__WRITTEN INSTRUCTION__. Scan the data below for the string "with". Show every line where it turns up.

__SUPPLIED RECORDS__.
* * * *
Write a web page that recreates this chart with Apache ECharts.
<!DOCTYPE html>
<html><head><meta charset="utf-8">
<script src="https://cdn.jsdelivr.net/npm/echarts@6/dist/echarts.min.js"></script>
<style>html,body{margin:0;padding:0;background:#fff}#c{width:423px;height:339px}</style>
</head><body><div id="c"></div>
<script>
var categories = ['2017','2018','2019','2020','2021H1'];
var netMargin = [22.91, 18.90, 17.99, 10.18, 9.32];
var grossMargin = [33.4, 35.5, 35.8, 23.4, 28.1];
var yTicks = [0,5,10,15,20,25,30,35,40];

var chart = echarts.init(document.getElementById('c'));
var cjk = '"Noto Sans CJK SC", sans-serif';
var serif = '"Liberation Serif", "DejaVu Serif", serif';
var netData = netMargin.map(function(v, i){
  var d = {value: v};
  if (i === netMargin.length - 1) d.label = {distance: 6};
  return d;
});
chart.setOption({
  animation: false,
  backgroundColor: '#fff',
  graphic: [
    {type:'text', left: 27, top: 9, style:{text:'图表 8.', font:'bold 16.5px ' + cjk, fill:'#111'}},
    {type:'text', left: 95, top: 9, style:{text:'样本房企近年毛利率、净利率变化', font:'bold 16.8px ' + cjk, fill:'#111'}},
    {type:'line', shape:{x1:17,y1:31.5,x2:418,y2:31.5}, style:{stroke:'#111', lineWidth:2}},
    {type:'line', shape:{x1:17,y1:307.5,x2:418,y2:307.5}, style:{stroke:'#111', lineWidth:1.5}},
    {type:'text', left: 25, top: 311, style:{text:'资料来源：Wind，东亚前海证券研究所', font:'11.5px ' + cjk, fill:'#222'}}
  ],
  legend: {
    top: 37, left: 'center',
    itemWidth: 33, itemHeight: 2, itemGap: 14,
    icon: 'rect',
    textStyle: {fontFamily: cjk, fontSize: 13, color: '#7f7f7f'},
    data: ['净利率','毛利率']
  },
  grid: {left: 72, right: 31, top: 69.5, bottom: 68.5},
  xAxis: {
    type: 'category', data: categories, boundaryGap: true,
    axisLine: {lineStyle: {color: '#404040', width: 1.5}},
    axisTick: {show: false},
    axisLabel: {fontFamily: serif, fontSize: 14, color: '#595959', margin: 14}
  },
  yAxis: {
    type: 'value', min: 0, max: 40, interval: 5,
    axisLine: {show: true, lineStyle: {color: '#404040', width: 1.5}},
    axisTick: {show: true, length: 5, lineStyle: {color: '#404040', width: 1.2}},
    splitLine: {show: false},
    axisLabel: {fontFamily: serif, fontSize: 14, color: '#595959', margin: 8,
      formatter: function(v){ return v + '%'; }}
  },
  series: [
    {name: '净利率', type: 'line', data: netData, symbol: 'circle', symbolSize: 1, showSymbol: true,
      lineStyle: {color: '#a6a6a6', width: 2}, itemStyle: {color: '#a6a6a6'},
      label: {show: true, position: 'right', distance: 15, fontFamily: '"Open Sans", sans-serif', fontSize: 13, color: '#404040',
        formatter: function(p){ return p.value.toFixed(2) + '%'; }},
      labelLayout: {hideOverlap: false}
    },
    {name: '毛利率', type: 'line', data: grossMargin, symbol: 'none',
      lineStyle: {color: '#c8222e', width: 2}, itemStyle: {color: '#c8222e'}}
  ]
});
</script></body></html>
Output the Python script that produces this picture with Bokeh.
* * * *
__CORRECT RESULT__.
Write a web page that recreates this chart with Apache ECharts.
Output the Python script that produces this picture with Bokeh.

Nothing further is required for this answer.